— begin Provided records —
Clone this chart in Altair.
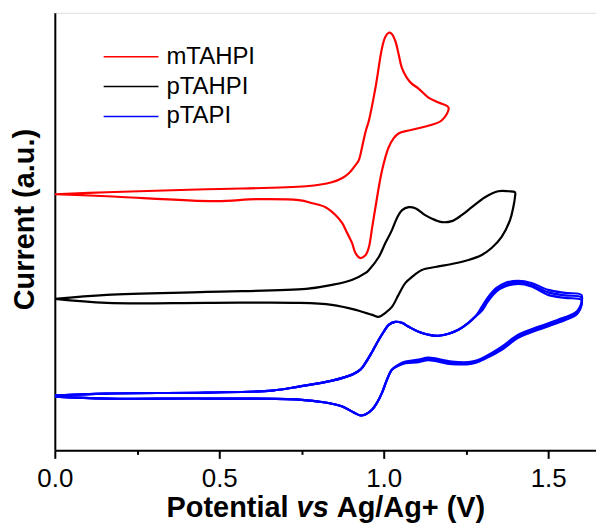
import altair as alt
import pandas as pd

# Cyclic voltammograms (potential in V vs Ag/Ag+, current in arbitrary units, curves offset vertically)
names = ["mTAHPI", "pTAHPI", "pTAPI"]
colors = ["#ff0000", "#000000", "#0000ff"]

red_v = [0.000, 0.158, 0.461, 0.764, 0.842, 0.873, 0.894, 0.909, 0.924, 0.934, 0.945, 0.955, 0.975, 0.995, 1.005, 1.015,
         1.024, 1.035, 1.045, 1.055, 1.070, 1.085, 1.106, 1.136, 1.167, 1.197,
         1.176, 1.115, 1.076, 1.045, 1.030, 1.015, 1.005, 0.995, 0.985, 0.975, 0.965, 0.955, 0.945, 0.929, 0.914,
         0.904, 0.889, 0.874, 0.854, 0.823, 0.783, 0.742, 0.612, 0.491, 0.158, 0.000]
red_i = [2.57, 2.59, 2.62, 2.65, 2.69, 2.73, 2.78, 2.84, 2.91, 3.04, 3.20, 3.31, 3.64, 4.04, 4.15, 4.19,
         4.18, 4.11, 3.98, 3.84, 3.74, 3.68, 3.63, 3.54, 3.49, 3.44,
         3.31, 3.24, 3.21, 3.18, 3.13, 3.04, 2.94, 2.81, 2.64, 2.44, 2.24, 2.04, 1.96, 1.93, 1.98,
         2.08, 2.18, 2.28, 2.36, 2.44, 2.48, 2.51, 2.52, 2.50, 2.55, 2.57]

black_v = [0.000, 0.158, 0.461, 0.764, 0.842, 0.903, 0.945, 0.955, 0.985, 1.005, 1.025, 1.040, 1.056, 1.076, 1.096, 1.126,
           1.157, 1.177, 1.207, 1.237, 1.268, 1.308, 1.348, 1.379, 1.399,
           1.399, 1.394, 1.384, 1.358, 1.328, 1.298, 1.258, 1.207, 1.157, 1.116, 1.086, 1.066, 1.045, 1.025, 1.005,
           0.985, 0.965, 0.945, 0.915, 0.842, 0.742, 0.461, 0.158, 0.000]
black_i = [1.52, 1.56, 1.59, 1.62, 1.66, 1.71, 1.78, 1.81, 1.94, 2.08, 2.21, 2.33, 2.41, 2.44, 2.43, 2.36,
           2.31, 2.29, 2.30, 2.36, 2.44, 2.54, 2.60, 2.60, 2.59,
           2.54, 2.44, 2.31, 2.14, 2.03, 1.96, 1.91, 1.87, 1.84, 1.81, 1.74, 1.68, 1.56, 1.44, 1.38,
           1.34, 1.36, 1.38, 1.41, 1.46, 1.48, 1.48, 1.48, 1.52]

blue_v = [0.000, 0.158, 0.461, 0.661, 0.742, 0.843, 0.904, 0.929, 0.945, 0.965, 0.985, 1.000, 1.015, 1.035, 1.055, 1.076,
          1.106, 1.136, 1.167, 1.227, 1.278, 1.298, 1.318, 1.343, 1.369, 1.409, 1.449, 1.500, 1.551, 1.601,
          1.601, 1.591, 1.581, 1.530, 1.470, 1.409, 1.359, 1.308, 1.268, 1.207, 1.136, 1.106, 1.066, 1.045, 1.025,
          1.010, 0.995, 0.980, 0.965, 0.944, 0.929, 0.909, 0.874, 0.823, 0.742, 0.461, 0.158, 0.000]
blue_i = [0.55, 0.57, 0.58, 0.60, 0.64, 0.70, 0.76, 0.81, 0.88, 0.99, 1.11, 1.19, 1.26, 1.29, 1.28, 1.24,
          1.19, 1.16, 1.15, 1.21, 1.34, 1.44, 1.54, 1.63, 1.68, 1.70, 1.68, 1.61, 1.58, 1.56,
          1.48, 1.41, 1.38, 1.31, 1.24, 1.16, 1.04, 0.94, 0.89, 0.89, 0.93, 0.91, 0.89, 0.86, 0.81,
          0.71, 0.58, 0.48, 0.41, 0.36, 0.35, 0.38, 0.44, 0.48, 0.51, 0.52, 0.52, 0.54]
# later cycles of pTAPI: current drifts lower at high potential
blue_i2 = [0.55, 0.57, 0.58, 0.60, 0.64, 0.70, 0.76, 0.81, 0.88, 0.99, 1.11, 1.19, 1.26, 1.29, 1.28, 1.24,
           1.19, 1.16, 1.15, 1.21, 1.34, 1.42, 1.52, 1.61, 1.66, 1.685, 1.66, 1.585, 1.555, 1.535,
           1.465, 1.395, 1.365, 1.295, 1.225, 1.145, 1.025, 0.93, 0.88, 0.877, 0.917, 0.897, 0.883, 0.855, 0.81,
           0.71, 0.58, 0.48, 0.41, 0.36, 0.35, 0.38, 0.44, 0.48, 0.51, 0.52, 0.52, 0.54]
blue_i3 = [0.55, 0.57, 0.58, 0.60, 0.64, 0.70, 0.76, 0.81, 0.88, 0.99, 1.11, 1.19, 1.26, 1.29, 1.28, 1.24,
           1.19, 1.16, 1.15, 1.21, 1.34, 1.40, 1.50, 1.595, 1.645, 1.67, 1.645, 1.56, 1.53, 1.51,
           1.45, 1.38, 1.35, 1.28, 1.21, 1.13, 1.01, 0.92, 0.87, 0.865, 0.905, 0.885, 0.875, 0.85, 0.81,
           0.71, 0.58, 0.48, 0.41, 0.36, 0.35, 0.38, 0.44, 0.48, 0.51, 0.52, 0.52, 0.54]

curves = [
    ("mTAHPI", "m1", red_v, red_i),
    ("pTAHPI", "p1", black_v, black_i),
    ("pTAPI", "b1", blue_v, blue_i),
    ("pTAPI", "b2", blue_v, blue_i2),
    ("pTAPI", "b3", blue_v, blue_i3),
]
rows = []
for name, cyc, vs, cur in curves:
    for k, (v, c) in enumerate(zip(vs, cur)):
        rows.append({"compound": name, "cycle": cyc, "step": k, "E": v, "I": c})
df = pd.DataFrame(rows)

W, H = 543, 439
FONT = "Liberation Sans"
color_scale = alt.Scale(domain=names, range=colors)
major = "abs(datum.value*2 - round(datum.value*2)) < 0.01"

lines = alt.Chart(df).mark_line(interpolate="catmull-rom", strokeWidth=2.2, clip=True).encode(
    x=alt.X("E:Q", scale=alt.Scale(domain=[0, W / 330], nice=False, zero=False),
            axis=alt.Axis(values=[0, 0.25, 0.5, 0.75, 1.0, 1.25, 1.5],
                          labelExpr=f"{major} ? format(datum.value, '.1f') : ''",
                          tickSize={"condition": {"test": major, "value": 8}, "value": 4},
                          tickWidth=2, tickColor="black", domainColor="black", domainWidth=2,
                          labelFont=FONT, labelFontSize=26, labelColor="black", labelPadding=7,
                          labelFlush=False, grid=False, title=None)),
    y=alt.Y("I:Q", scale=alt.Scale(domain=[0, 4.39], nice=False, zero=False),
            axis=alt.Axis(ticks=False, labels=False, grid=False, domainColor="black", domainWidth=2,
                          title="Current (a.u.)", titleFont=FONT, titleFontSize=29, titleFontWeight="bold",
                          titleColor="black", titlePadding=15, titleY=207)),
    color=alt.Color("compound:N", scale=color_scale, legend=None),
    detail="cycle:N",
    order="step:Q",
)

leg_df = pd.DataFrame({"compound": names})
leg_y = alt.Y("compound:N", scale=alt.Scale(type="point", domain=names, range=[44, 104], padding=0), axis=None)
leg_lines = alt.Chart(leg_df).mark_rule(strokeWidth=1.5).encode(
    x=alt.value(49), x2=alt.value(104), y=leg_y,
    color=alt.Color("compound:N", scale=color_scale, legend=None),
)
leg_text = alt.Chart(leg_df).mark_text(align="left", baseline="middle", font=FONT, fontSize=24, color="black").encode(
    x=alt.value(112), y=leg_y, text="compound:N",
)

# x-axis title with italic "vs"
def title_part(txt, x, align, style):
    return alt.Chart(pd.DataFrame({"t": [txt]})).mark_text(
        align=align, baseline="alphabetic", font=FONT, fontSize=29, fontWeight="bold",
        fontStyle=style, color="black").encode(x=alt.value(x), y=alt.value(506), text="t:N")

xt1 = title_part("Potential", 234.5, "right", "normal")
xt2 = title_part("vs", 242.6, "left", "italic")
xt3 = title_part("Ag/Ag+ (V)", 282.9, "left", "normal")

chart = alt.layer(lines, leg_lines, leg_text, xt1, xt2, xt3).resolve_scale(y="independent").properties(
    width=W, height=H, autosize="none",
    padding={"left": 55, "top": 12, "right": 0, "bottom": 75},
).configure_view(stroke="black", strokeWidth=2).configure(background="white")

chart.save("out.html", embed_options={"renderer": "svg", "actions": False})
— end Provided records —
— begin Provided records —
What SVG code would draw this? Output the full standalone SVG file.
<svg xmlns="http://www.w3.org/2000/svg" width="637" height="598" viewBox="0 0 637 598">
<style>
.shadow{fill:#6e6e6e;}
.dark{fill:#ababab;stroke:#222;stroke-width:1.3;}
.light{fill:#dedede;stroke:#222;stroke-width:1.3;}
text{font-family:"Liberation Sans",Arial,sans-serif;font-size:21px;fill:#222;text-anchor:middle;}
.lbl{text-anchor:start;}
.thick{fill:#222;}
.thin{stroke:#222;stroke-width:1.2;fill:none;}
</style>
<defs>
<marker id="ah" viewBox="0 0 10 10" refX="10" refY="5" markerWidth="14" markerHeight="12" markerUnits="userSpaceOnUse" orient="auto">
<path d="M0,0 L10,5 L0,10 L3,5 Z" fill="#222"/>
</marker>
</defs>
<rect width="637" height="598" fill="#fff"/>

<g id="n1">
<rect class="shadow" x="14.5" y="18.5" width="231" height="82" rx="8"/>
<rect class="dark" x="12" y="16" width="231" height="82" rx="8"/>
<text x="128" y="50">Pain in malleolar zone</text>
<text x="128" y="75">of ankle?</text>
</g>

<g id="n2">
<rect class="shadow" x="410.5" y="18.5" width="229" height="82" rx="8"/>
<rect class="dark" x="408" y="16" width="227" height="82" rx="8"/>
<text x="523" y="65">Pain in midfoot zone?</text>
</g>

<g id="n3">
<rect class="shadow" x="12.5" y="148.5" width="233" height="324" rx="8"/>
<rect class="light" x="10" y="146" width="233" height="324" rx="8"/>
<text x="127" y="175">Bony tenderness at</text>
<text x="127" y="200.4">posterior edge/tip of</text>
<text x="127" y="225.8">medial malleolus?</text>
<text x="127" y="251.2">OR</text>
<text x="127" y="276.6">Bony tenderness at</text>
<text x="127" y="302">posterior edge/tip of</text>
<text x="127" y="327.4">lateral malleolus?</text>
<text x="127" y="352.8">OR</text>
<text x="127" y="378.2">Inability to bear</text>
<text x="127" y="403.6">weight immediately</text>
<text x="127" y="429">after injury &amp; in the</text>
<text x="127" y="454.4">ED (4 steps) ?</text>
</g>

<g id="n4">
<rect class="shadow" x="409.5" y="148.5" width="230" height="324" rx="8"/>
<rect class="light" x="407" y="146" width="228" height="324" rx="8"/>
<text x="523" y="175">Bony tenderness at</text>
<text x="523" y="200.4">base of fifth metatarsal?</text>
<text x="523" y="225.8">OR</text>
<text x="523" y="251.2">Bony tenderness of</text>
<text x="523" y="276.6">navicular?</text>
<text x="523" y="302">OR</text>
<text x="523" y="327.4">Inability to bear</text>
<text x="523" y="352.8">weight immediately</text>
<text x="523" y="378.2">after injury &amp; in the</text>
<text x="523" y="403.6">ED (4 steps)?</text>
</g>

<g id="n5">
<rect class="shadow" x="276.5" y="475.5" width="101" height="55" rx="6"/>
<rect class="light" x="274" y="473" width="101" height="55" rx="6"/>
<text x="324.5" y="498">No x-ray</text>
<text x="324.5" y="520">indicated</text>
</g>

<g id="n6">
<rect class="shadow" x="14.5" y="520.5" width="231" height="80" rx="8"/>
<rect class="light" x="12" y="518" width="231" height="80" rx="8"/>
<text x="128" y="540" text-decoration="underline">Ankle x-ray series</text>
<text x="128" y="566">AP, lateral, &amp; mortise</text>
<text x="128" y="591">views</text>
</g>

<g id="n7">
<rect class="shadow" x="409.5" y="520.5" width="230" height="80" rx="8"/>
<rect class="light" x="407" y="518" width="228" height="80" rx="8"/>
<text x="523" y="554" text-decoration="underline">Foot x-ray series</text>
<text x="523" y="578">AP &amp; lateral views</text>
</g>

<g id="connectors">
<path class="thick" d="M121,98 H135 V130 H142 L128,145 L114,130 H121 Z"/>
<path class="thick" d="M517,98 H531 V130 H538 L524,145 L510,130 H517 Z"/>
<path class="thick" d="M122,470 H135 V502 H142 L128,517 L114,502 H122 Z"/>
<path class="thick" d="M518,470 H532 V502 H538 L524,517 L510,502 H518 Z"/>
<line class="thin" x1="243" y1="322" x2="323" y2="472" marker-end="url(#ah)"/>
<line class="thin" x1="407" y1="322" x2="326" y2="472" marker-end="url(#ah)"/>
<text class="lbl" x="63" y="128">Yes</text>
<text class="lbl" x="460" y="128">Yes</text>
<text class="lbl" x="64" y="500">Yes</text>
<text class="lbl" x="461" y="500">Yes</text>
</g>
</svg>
— end Provided records —
— begin Provided records —
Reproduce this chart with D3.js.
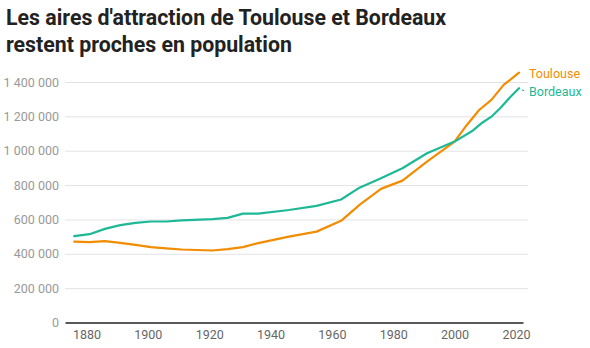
— end Provided records —
* What to produce
Beginning with the line above that contains "Clone this chart in Altair." and finishing with the line that contains "2.50, 2.55, 2.57]", print those lines exactly and only. Skip all pictures.

* In response
Clone this chart in Altair.
import altair as alt
import pandas as pd

# Cyclic voltammograms (potential in V vs Ag/Ag+, current in arbitrary units, curves offset vertically)
names = ["mTAHPI", "pTAHPI", "pTAPI"]
colors = ["#ff0000", "#000000", "#0000ff"]

red_v = [0.000, 0.158, 0.461, 0.764, 0.842, 0.873, 0.894, 0.909, 0.924, 0.934, 0.945, 0.955, 0.975, 0.995, 1.005, 1.015,
         1.024, 1.035, 1.045, 1.055, 1.070, 1.085, 1.106, 1.136, 1.167, 1.197,
         1.176, 1.115, 1.076, 1.045, 1.030, 1.015, 1.005, 0.995, 0.985, 0.975, 0.965, 0.955, 0.945, 0.929, 0.914,
         0.904, 0.889, 0.874, 0.854, 0.823, 0.783, 0.742, 0.612, 0.491, 0.158, 0.000]
red_i = [2.57, 2.59, 2.62, 2.65, 2.69, 2.73, 2.78, 2.84, 2.91, 3.04, 3.20, 3.31, 3.64, 4.04, 4.15, 4.19,
         4.18, 4.11, 3.98, 3.84, 3.74, 3.68, 3.63, 3.54, 3.49, 3.44,
         3.31, 3.24, 3.21, 3.18, 3.13, 3.04, 2.94, 2.81, 2.64, 2.44, 2.24, 2.04, 1.96, 1.93, 1.98,
         2.08, 2.18, 2.28, 2.36, 2.44, 2.48, 2.51, 2.52, 2.50, 2.55, 2.57]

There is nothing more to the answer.